NDP rallies behind Sikhs to save convicted terrorist

By Arun Kumar

A Sikh advocacy group is seeking UN intervention to save Devinder Pal Singh Bhullar who has been given the death penalty in a 1993 car bombing case in New Delhi.
Bhullar, a former Khalistan Commando Force militant, was given the death penalty in 2001 by a Delhi court under the Terrorist and Disruptive Activities Act (TADA). President Pratibha Patil rejected his mercy petition last month.
His wife, Navneet Kaur who lives in Surrey, B.C. is in India to lead the charge for her husband’s clemency, and said he was never in favour of Khalistan.

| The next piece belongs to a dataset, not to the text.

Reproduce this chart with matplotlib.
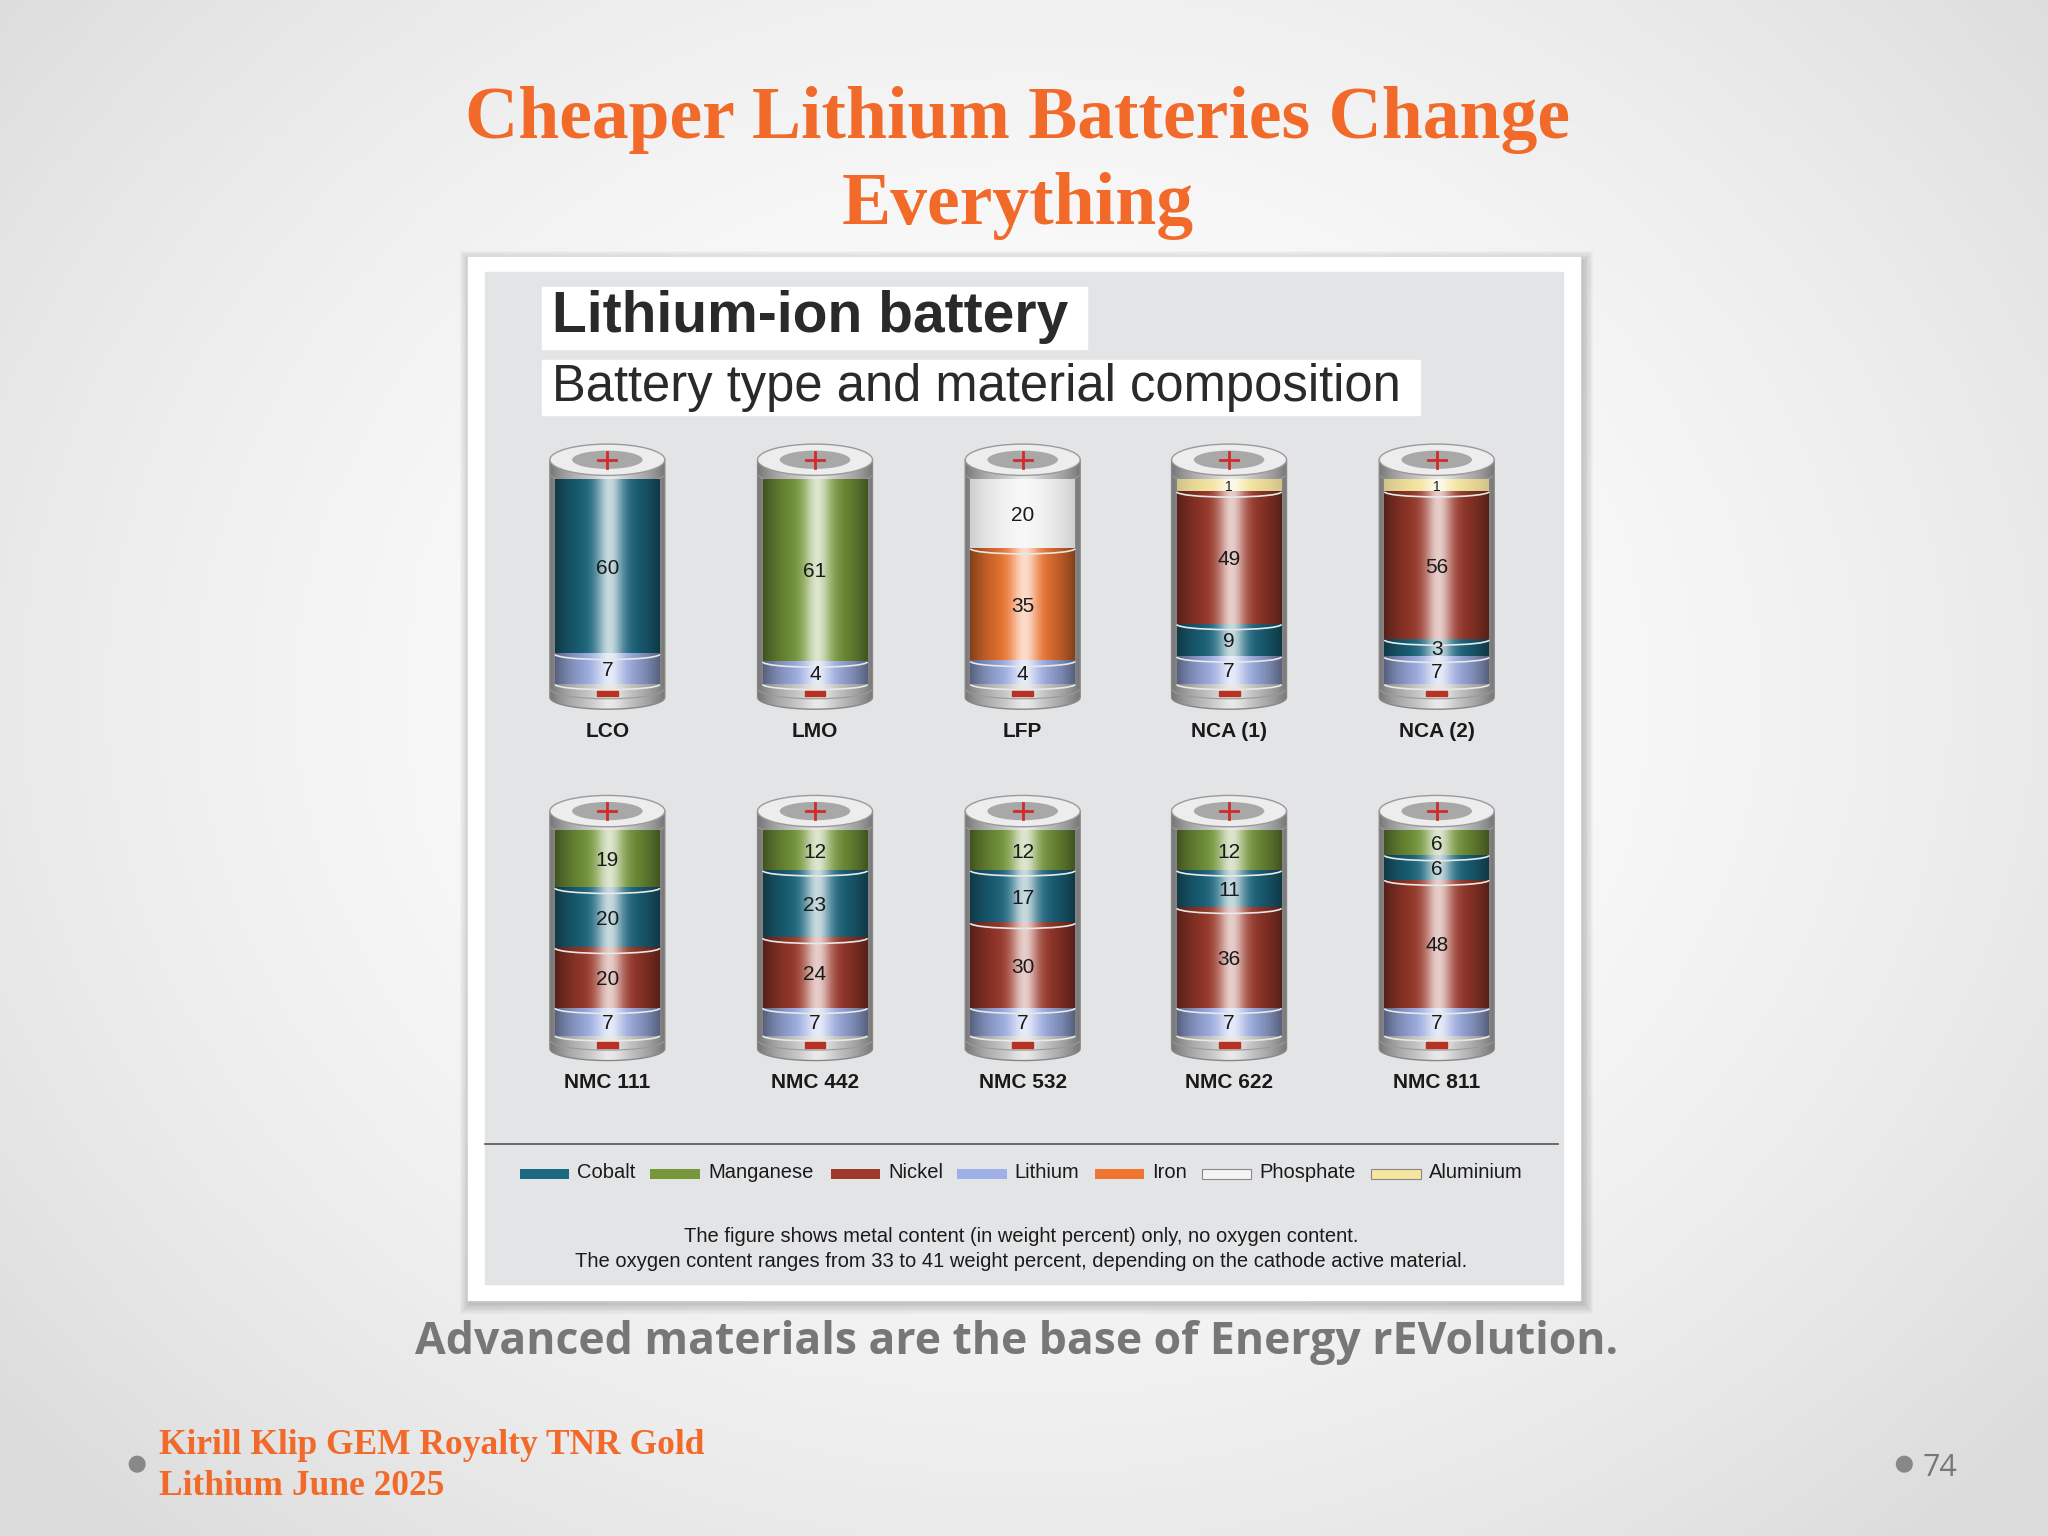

Navneet, 46, a Canadian citizen claimed that her husband, who was an engineering college teacher in Punjab, had been framed by police in the blast case. “Bhullar was never a Khalistani and the government should find out the killers of the 1993 blast and compensate their families,” she said.
“ Sonia Gandhi, who pardoned her husband Rajiv Gandhi’s killer Nalini, will also save my husband,” she said. The Bhullar couple does not have any child.
In a statement last weekend, Sikhs for Justice (SFJ) said it will approach the United Nations to act on a 2008 UN General Assembly Resolution calling for abolition and moratorium on the use of death penalty by intervening to save Bhullar.
A memorandum seeking UN intervention in the case of Bhullar will be submitted to UN Secretary General July 25, it said. A rally to save Bhullar from “Judicial Murder” will also be held in New York City in front of UN that day.
The campaign and rally to save Bhullar has the support of World Coalition Against Death Penalty, American Civil Liberties Union and Amnesty International who have already launched a petition campaign to save Bhullar.
Canada’s main opposition New Democratic Party (NDP) has also joined the issue by asking the prime minister to intervene to save Bhullar who once taught at Guru Nanak Dev Engineering College in Ludhiana.
In a letter to Prime Minister Harper, NDP leader Jack Layton has called Bhullar’s trial “questionable” and his conviction “doubtful”.
Questioning the trial, Layton said, “The evidence used against Prof Bhullar was reportedly obtained through torture while he was in custody in 2001.’’
The Canadian politician said human rights groups like Amnesty International have also raised serious questions about the way Bhullar’s “arrest, sentencing and trial were conducted.’’
According to these organizations, he said, Bhullar was arrested under the defunct TADA which allows “no provisions to appeal to the high court.’’
Layton alleged that Bhullar was found guilty based on “unsubstantiated confession made in police custody, while being tortured and threatened with death.’’
Diplomatic sources in India and Canada described Layton’s comments as unsubstantiated and an unwarranted interference into India’s judicial system.